Preparation pays off. While it may be well known that “practice practice practice” gets you to Carnegie Hall, it appears you don’t even need to do the sound check to play Times Square on New Year’s Eve. Mariah Carey’s performance to close out the year may have felt like a fitting end to 2016, a year that has caught so much flack for surprise results and the loss of so many notable actors and musicians. Twitter was ruthless, as usual. Here it is, if you haven’t seen it (and you’ll probably watch it again even if you already have, just because). Like a train wreck in slow motion, you cannot look away.

As the album version of her hit “Emotion” blared through the speakers, Carey attributed her Milli Vanilli impression to not having run a sound check. And herein lies today’s lesson for employers: Preparation Pays Off. Whether you’re a start-up company or a well established brand, preparation in all things–especially HR–is key. While Mariah Carey may be able to just say “S__t Happens” and move on, you and your Company may not get off so easily.

In honor of the queen of the high note, here are a few tips for making sure you are prepared for 2017:

1. Update Your Employee Handbook: You know that thing collecting dust in the corner of your HR office or the electronic file you haven’t even tried to access since migrating to a new platform? Yeah, that one. Chances are if you put your handbook together in 2015 or before, at least some of the policies you drafted may have need to be revised. Even though the DOL’s overtime rule change didn’t go into effect, you may be headquartered or operating in a state whose employment laws changed slightly or significantly either though legislation or court decision, making your old policy out of date. The same applies if you made the effort to update one or just a couple of your handbook policies in the past years without revising the whole thing. While spot revisions are fine to ensure ongoing compliance, it is good practice to periodically review the entire handbook to ensure revisions haven’t created contradictions, either in wording or in practice. If any changes are made, be sure to re-circulate the new handbook to your employees.

2. Train Your Managers: This applies regardless of whether your policies change. If you have read any of my previous posts on this blog, you might notice this commandment is a theme. This is because managers and front-line supervisors are so crucial to your company’s operations, especially when it comes to the application of employment laws. As far as the law is concerned, the Company speaks through its managers, therefore, if your policies say one thing, and your managers say (or do) another, you are likely going to run into a problem sooner rather than later. And, your problems will likely be a bit tougher to explain than a bad ear piece. Regularly training managers on the law and your Company policies is the best way to ensure your managers don’t get your employees feeling “emotions” about the Company. (Okay, I’ll stop.)

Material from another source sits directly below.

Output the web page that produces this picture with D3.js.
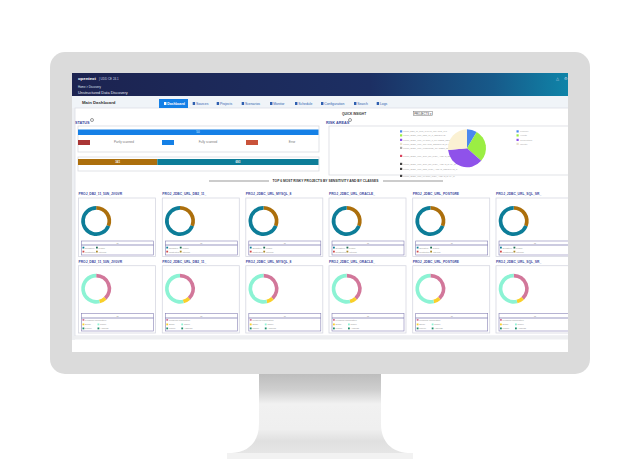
<!DOCTYPE html>
<html><head><meta charset="utf-8">
<style>html,body{margin:0;padding:0;background:#fff;overflow:hidden}svg{display:block}text{font-family:"Liberation Sans",Arial,sans-serif}</style>
<script src="https://cdn.jsdelivr.net/npm/d3@7"></script></head><body>
<svg id="c" width="640" height="468"></svg>
<script>
const projects = ["PROJ_DB2_11_50N_JVGVR","PROJ_JDBC_URL_DB2_11_","PROJ_JDBC_URL_MYSQL_8","PROJ_JDBC_URL_ORACLE_","PROJ_JDBC_URL_POSTGRE","PROJ_JDBC_URL_SQL_SR_"];
const navLabels = ["Dashboard","Sources","Projects","Scenarios","Monitor","Schedule","Configuration","Search","Logs"];
const statusTotal = [50];
const statusLabels = ["Partly scanned","Fully scanned","Error"];
const statusColors = ["#a93535","#1580e6","#c9533a"];
const splitValues = [341,693];
const splitColors = ["#ac6f0c","#0d7d98"];
const sensitivityValues = [31,69];
const sensitivityColors = ["#ac6f0c","#0d7d98"];
const sensitivityLegend = ["Sensitive","Public","Restricted","Internal"];
const classValues = [38,8,54];
const classColors = ["#d2779a","#f9cf2a","#8cf3d4"];
const classLegend = ["Personal information","Email","Name","Phone","Address"];
const riskValues = [8.5,28,37,26.5];
const riskColors = ["#4b88ee","#9bee43","#8f52ea","#fbf1d3"];
const riskNames = ["Finance","Health","Credentials","Identity"];
const riskLegend = ["PROJ_DB2_11_50N_JVGVR_ORACLE_19C","PROJ_JDBC_URL_DB2_11_5_SENSITIVE","PROJ_JDBC_URL_MYSQL_8_CLASSES_DETECTED_A","PROJ_JDBC_URL_ORACLE_SENSITIVE_DATA","PROJ_JDBC_URL_POSTGRE_CLASSES_DETECTED_B","PROJ_JDBC_URL_SQL_SR_RISK_AREAS_SENSITIVE_DATA_A","PROJ_JDBC_URL_SQL_SR_RISK_AREAS_DATA_B","PROJ_JDBC_URL_DB2_RISK_AREAS_SENSITIVE_C","PROJ_JDBC_URL_MYSQL_RISK_AREAS_DATA_D"];
const riskLegendColors = ["#4b88ee","#9bee43","#8f52ea","#e8e2cc","#aaa","#d9435e","#444","#444","#444"];

const svg = d3.select("#c");
const defs = svg.append("defs");
const hg = defs.append("linearGradient").attr("id","hg");
[[0,"#1c2350"],[.6,"#1c2f63"],[.85,"#175a8a"],[1,"#0f84a8"]].forEach(s=>hg.append("stop").attr("offset",s[0]).attr("stop-color",s[1]));
const sg = defs.append("linearGradient").attr("id","sg").attr("x2",0).attr("y2",1);
[[0,"#bdbdbd"],[.2,"#cfcfcf"],[.38,"#f1f1f1"],[.7,"#efefef"],[.85,"#e0e0e0"],[1,"#e6e6e6"]].forEach(s=>sg.append("stop").attr("offset",s[0]).attr("stop-color",s[1]));
defs.append("clipPath").attr("id","sc").append("rect").attr("x",72).attr("y",73).attr("width",496).attr("height",279);

// stand
svg.append("path").attr("d","M259 374H381V424C381 442 392 452 408 453H232C248 452 259 442 259 424Z").attr("fill","url(#sg)");
svg.append("rect").attr("x",227).attr("y",453).attr("width",186).attr("height",6).attr("fill","#f2f2f2");
// bezel
svg.append("rect").attr("x",50).attr("y",52).attr("width",540).attr("height",322).attr("rx",15).attr("fill","#dbdbdb");
const g = svg.append("g").attr("clip-path","url(#sc)");
g.append("rect").attr("x",72).attr("y",73).attr("width",496).attr("height",279).attr("fill","#fff");
g.append("rect").attr("x",72).attr("y",73).attr("width",496).attr("height",23).attr("fill","url(#hg)");
g.append("rect").attr("x",72).attr("y",96).attr("width",496).attr("height",12).attr("fill","#f0f4f8");
g.append("rect").attr("x",72).attr("y",108).attr("width",3).attr("height",232).attr("fill","#eef0f3");
g.append("rect").attr("x",75).attr("y",108).attr("width",500).attr("height",228).attr("fill","#fff").attr("stroke","#dcdfe5").attr("stroke-width",.8);
g.append("rect").attr("x",72).attr("y",336).attr("width",496).attr("height",3.5).attr("fill","#eeeff1");

const T=(p,x,y,s,o={})=>p.append("text").attr("x",x).attr("y",y).text(s).attr("font-size",o.size||3).attr("fill",o.fill||"#666").attr("font-weight",o.weight||"normal").attr("text-anchor",o.anchor||"start");
// header text
T(g,78,79.5,"opentext",{size:4.3,fill:"#fff",weight:"bold"});
T(g,99,79.5,"| UDD  CE 24.1",{size:3,fill:"#cdd3e6"});
T(g,78,88,"Home  >  Discovery",{size:2.8,fill:"#dfe3f0"});
T(g,78,94,"Unstructured Data Discovery",{size:3.9,fill:"#e6e9f4"});
T(g,556,79.5,"△",{size:4,fill:"#c8d6e6"});
T(g,564,79.5,"⚙",{size:4,fill:"#c8d6e6"});
T(g,82,103.6,"Main Dashboard",{size:4.3,fill:"#333",weight:"bold"});
// nav
const navX = d3.scaleOrdinal().domain(navLabels).range([164,192.7,216.7,241.7,270,295,321,354,376.7]);
g.append("rect").attr("x",159).attr("y",99).attr("width",29).attr("height",9).attr("fill","#1580e6");
navLabels.forEach((n,i)=>{
  const col = i===0?"#fff":"#2f5fb0";
  g.append("rect").attr("x",navX(n)).attr("y",102).attr("width",2.4).attr("height",3).attr("fill",col);
  T(g,navX(n)+3.2,104.8,n,{size:3.4,fill:col,weight:i===0?"bold":"normal"});
});
const icon=(x,y)=>g.append("circle").attr("cx",x).attr("cy",y).attr("r",1.5).attr("fill","none").attr("stroke","#555").attr("stroke-width",.6);
// status
T(g,75,124,"STATUS",{size:3.8,fill:"#3d4aa0",weight:"bold"}); icon(92,120);
const box=(x,y,w,h)=>g.append("rect").attr("x",x).attr("y",y).attr("width",w).attr("height",h).attr("fill","#fff").attr("stroke","#d9dbe0").attr("stroke-width",.8);
box(78,126,241,26); box(78,157,241,14);
const xTotal=d3.scaleLinear().domain([0,d3.sum(statusTotal)]).range([78,318.5]);
g.append("rect").attr("x",xTotal(0)).attr("y",129.5).attr("width",xTotal(statusTotal[0])-xTotal(0)).attr("height",5.5).attr("fill","#1580e6");
T(g,198,133.4,String(statusTotal[0]),{size:3,fill:"#dcecff",anchor:"middle"});
const xLeg=d3.scaleBand().domain(statusLabels).range([78,330]);
statusLabels.forEach((s,i)=>{
  g.append("rect").attr("x",xLeg(s)).attr("y",140).attr("width",12).attr("height",5).attr("fill",statusColors[i]);
  T(g,xLeg(s)+46,143.4,s,{size:3,fill:"#777",anchor:"middle"});
});
const xSplit=d3.scaleLinear().domain([0,d3.sum(splitValues)]).range([78,318.5]);
let acc=0;
splitValues.forEach((v,i)=>{
  g.append("rect").attr("x",xSplit(acc)).attr("y",159).attr("width",xSplit(acc+v)-xSplit(acc)).attr("height",6).attr("fill",splitColors[i]);
  T(g,(xSplit(acc)+xSplit(acc+v))/2,163.2,String(v),{size:3,fill:"#f1f1f1",anchor:"middle",weight:"bold"});
  acc+=v;
});
// risk
T(g,326,124,"RISK AREAS",{size:3.8,fill:"#3d4aa0",weight:"bold"}); icon(350,120);
T(g,342,115.4,"QUICK INSIGHT",{size:3.2,fill:"#333",weight:"bold"});
g.append("rect").attr("x",413.5).attr("y",111.5).attr("width",19).attr("height",4).attr("fill","#fff").attr("stroke","#777").attr("stroke-width",.5);
T(g,423,114.7,"PROJECTS ▾",{size:2.8,fill:"#444",anchor:"middle"});
box(329,126,245,49);
const riskRows=[131.5,135.5,140,144,148,156,164,169,176];
riskLegend.forEach((s,i)=>{
  g.append("rect").attr("x",400).attr("y",riskRows[i]-1.2).attr("width",2.2).attr("height",2.2).attr("fill",riskLegendColors[i]);
  T(g,403.2,riskRows[i]+.9,s,{size:2.2,fill:"#aaa"});
});
const pie=d3.pie().sort(null).startAngle(0).endAngle(2*Math.PI);
const pieG=g.append("g").attr("transform","translate(467,148.3)");
pieG.selectAll("path").data(pie(riskValues)).join("path").attr("d",d3.arc().innerRadius(0).outerRadius(19)).attr("fill",(d,i)=>riskColors[i]);
riskNames.forEach((s,i)=>{
  g.append("rect").attr("x",516.5).attr("y",riskRows[i]-1.2).attr("width",2.2).attr("height",2.2).attr("fill",riskColors[i]==="#fbf1d3"?"#e8e2cc":riskColors[i]);
  T(g,520,riskRows[i]+.9,s,{size:2.4,fill:"#aaa"});
});
// section title
g.append("rect").attr("x",209).attr("y",180.5).attr("width",60).attr("height",1).attr("fill","#999");
g.append("rect").attr("x",383).attr("y",180.5).attr("width",60).attr("height",1).attr("fill","#999");
T(g,325.5,182.2,"TOP 6 MOST RISKY PROJECTS BY SENSITIVITY AND BY CLASSES",{size:3.3,fill:"#333",weight:"bold",anchor:"middle"});
// cards
const cardX=d3.scaleOrdinal().domain(projects).range([78.5,162.3,245.8,329,412.7,496]);
const rows=[
 {title:195,y:198,h:58.5,cy:221,values:sensitivityValues,colors:sensitivityColors,legY:241,legH:14,lineY:245,items:sensitivityLegend,sw:["#0d7d98","#1f6e55","#d24a4a","#ac8a2c"],rowsY:[247.7,251.7]},
 {title:262.5,y:265.7,h:67.3,cy:288.7,values:classValues,colors:classColors,legY:313.5,legH:17.5,lineY:318,items:classLegend,sw:["#d2779a","#f9cf2a","#8cf3d4","#1f8e6d","#1f8e6d"],rowsY:[320,324.5,328.5]}
];
const arc=d3.arc().innerRadius(11.3).outerRadius(15);
rows.forEach(r=>{
  projects.forEach(p=>{
    const x=cardX(p);
    T(g,x,r.title,p,{size:3.3,fill:"#3d4aa0",weight:"bold"});
    g.append("rect").attr("x",x).attr("y",r.y).attr("width",77).attr("height",r.h).attr("fill","#fff").attr("stroke","#d6d8e2").attr("stroke-width",.8);
    g.append("g").attr("transform",`translate(${x+17.7},${r.cy})`).selectAll("path").data(pie(r.values)).join("path").attr("d",arc).attr("fill",(d,i)=>r.colors[i]);
    g.append("rect").attr("x",x+3).attr("y",r.legY).attr("width",72).attr("height",r.legH).attr("fill","none").attr("stroke","#8580b4").attr("stroke-width",.6);
    g.append("line").attr("x1",x+3).attr("x2",x+75).attr("y1",r.lineY).attr("y2",r.lineY).attr("stroke","#6f6aa6").attr("stroke-width",.7);
    T(g,x+39,r.lineY-1,"%",{size:2.4,fill:"#666",anchor:"middle"});
    r.items.forEach((s,i)=>{
      const two=r.items.length===4;
      const colI = two ? i%2 : (i===0?0:(i-1)%2);
      const rowI = two ? Math.floor(i/2) : (i===0?0:1+Math.floor((i-1)/2));
      const lx=x+4+colI*(two?13.5:15);
      g.append("rect").attr("x",lx).attr("y",r.rowsY[rowI]-1).attr("width",1.8).attr("height",1.8).attr("fill",r.sw[i]);
      T(g,lx+2.6,r.rowsY[rowI]+.8,s,{size:2.3,fill:"#999"});
    });
  });
});
</script></body></html>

3. Audit Your Practices/Positions: Do your operations remain stagnant year-over-year? Are you still doing the same thing you did 10 years ago? Are you doing it the same way? If the answer to one or more of these questions is “No,” and, even if not, it likely should be, then you should probably take a look at your position descriptions to be sure they match up with what your company is actually doing. Position descriptions are important both in the wage and hour context and in disability situations. Courts consistently look at a Company’s position description to determine the “essential functions” of a job when analyzing whether an individual employee may be reasonably accommodated. So, keeping your descriptions up-to-date is the best way to ensure your managers and/or HR department is properly equipped to engage in the interactive process. In addition, making sure your position descriptions line up with employees’ actual duties is important when determining compliance with state and federal wage and hour laws regarding overtime exemptions, etc.

Use Mariah Carey’s final blunder of 2016 for good: resolve to prepare your Company for a successful 2017!